If the actual value of a house drops 20% but the dollar loses 20% of it's value the price in dollars stays the same even though the actual value of the house has still lost 20%.

The affect of a devalued dollar is inflation - not just its value compared to other currencies. In the case of the house, rising inflation helps hide the falling value of the house. Why do you think prices on virtually everything are going up rapidly? We don't live in a vacuum. Oil is priced in dollars, going straight up. Energy is the life blood of any modern economy. Gold priced in dollars, going straight up (as are virtually any other metal). The vast majority of the things we consume have underlying components from raw materials to full assemblies from outside the country - all going up. It just takes time for the affects to trickle through the economy. For people and businesses to raise prices because they find they can't purchase as much and replace inventories using the same number of dollars.

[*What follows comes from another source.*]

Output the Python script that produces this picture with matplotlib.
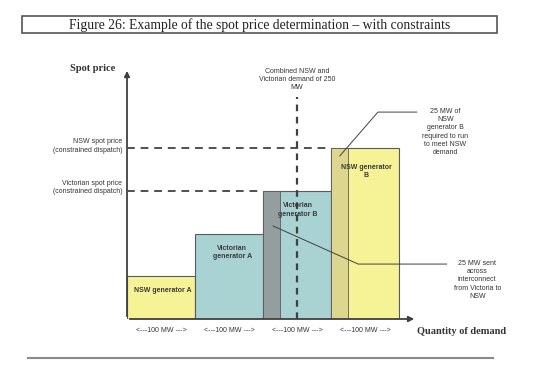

Now back to the house. If the bank has the value of the house as $300,000 on their books, they show it as $300,000 worth of collateral. They are required to have a given amount of collateral for how much they loan out. If the house drops to $200,000 they are in trouble not only because they may have more into it than they can get back from it, but because they can't show its value as being $300,000 anymore forcing them to find more cash or getting rid of more debt in order to meet the collateral requirements. Now if you devalue the dollar that house is worth more dollars (not more actual value). With it numerically worth more dollars the banks show less of a loss numerically if they foreclose. But more importantly that asset on their books is numerically worth more dollars balancing their books keeping them solvent. This while everything that is held in dollars is actually becoming worth less across the board - inflation.